> **RAW DATA**
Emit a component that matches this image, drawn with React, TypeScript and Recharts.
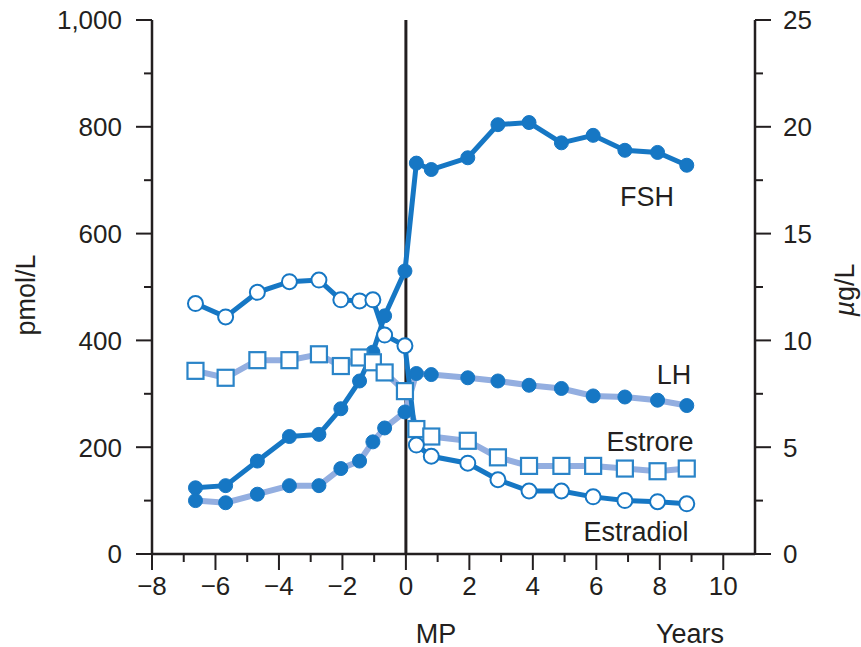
import React from 'react'
import { LineChart, Line, XAxis, YAxis, ReferenceLine } from 'recharts'

// years relative to the menopause (MP)
const years = [
  -6.63, -5.68, -4.68, -3.67, -2.74, -2.05, -1.46, -1.04, -0.67, -0.03,
  0.33, 0.8, 1.95, 2.9, 3.88, 4.9, 5.9, 6.9, 7.93, 8.85,
]
// µg/L, right axis
const fsh = [
  3.1, 3.2, 4.35, 5.5, 5.6, 6.8, 8.1, 9.45, 11.15, 13.25,
  18.3, 18.0, 18.55, 20.1, 20.2, 19.25, 19.6, 18.9, 18.8, 18.2,
]
const lh = [
  2.5, 2.4, 2.8, 3.2, 3.2, 4.0, 4.35, 5.25, 5.9, 6.65,
  8.45, 8.4, 8.25, 8.1, 7.9, 7.75, 7.4, 7.35, 7.2, 6.95,
]
// pmol/L, left axis
const estrone = [
  343, 330, 363, 363, 374, 352, 368, 359, 340, 305,
  234, 220, 212, 181, 165, 165, 165, 160, 155, 160,
]
const estradiol = [
  469, 444, 490, 510, 513, 476, 474, 476, 410, 390,
  204, 183, 170, 139, 118, 118, 107, 100, 98, 94,
]

const xTicks = [-8, -7, -6, -5, -4, -3, -2, -1, 0, 1, 2, 3, 4, 5, 6, 7, 8, 9, 10]
const leftTicks = [0, 100, 200, 300, 400, 500, 600, 700, 800, 900, 1000]
const rightTicks = [0, 2.5, 5, 7.5, 10, 12.5, 15, 17.5, 20, 22.5, 25]

const data = years.map((year, i) => ({
  year,
  fsh: fsh[i],
  lh: lh[i],
  estrone: estrone[i],
  estradiol: estradiol[i],
}))

const ink = '#231f20'
const blue = '#1677c4'
const light = '#93aee0'
const font = '"Liberation Sans", Arial, Helvetica, sans-serif'

const LeftTick = ({ x, y, payload }: any) => {
  const major = payload.value % 200 === 0
  return (
    <g>
      <line x1={x - (major ? 16 : 8)} x2={x} y1={y} y2={y} stroke={ink} strokeWidth={2} />
      {major && (
        <text x={x - 30} y={y} dy="0.36em" textAnchor="end" fontSize={26} fill={ink} fontFamily={font}>
          {payload.value.toLocaleString('en-US')}
        </text>
      )}
    </g>
  )
}

const RightTick = ({ x, y, payload }: any) => {
  const major = payload.value % 5 === 0
  return (
    <g>
      <line x1={x} x2={x + (major ? 16 : 8)} y1={y} y2={y} stroke={ink} strokeWidth={2} />
      {major && (
        <text x={x + 28} y={y} dy="0.36em" textAnchor="start" fontSize={26} fill={ink} fontFamily={font}>
          {payload.value}
        </text>
      )}
    </g>
  )
}

const BottomTick = ({ x, y, payload }: any) => {
  const major = payload.value % 2 === 0
  const label = payload.value < 0 ? `\u2212${Math.abs(payload.value)}` : `${payload.value}`
  return (
    <g>
      <line x1={x} x2={x} y1={y} y2={y + (major ? 16 : 8)} stroke={ink} strokeWidth={2} />
      {major && (
        <text x={x} y={y + 32} dy="0.36em" textAnchor="middle" fontSize={26} fill={ink} fontFamily={font}>
          {label}
        </text>
      )}
    </g>
  )
}

const SquareDot = (p: any) => (
  <rect
    key={`sq-${p.index}`}
    x={p.cx - 8}
    y={p.cy - 8}
    width={16}
    height={16}
    fill="#fff"
    stroke="#2a84c8"
    strokeWidth={2.2}
  />
)

const note = (text: React.ReactNode, cx: number, cy: number, rotate = 0) => (
  <div
    style={{
      position: 'absolute',
      left: cx,
      top: cy,
      transform: `translate(-50%, -50%) rotate(${rotate}deg)`,
      fontFamily: font,
      fontSize: 27,
      lineHeight: 1,
      color: ink,
      whiteSpace: 'nowrap',
    }}
  >
    {text}
  </div>
)

export default function App() {
  return (
    <div style={{ position: 'absolute', left: 0, top: 0, width: 861, height: 647, background: '#fff' }}>
      <LineChart
        width={861}
        height={647}
        data={data}
        margin={{ top: 20, right: 26, bottom: 33, left: 52 }}
      >
        <XAxis
          type="number"
          dataKey="year"
          domain={[-8, 11]}
          ticks={xTicks}
          interval={0}
          height={60}
          tickSize={0}
          tickMargin={0}
          tickLine={false}
          tick={<BottomTick />}
          axisLine={{ stroke: ink, strokeWidth: 2.5 }}
        />
        <YAxis
          yAxisId="left"
          domain={[0, 1000]}
          ticks={leftTicks}
          interval={0}
          width={100}
          tickSize={0}
          tickMargin={0}
          tickLine={false}
          tick={<LeftTick />}
          axisLine={{ stroke: ink, strokeWidth: 2.5 }}
        />
        <YAxis
          yAxisId="right"
          orientation="right"
          domain={[0, 25]}
          ticks={rightTicks}
          interval={0}
          width={80}
          tickSize={0}
          tickMargin={0}
          tickLine={false}
          tick={<RightTick />}
          axisLine={{ stroke: ink, strokeWidth: 2.5 }}
        />
        <ReferenceLine yAxisId="left" x={0} stroke={ink} strokeWidth={3} />
        <Line
          yAxisId="right"
          dataKey="fsh"
          type="linear"
          stroke={blue}
          strokeWidth={5}
          dot={{ r: 7, fill: blue, stroke: blue, strokeWidth: 1 }}
          activeDot={false}
          isAnimationActive={false}
        />
        <Line
          yAxisId="right"
          dataKey="lh"
          type="linear"
          stroke={light}
          strokeWidth={6}
          dot={{ r: 7, fill: blue, stroke: blue, strokeWidth: 1 }}
          activeDot={false}
          isAnimationActive={false}
        />
        <Line
          yAxisId="left"
          dataKey="estrone"
          type="linear"
          stroke={light}
          strokeWidth={6}
          dot={SquareDot}
          activeDot={false}
          isAnimationActive={false}
        />
        <Line
          yAxisId="left"
          dataKey="estradiol"
          type="linear"
          stroke={blue}
          strokeWidth={5}
          dot={{ r: 7.5, fill: '#fff', stroke: blue, strokeWidth: 2 }}
          activeDot={false}
          isAnimationActive={false}
        />
      </LineChart>
      {note('FSH', 647, 197)}
      {note('LH', 674, 375)}
      {note('Estrore', 650, 442)}
      {note('Estradiol', 636, 532)}
      {note('MP', 436, 634)}
      {note('Years', 690, 634)}
      {note('pmol/L', 26, 295, -90)}
      {note(<><i>µ</i>g/L</>, 845, 290, -90)}
    </div>
  )
}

> **SET TASK**
Copy nothing but the lines from the top of the data down to the line containing "XAxis, YAxis, ReferenceLine", and leave the pictures out.

> **CORRECT RESULT**
Emit a component that matches this image, drawn with React, TypeScript and Recharts.
import React from 'react'
import { LineChart, Line, XAxis, YAxis, ReferenceLine } from 'recharts'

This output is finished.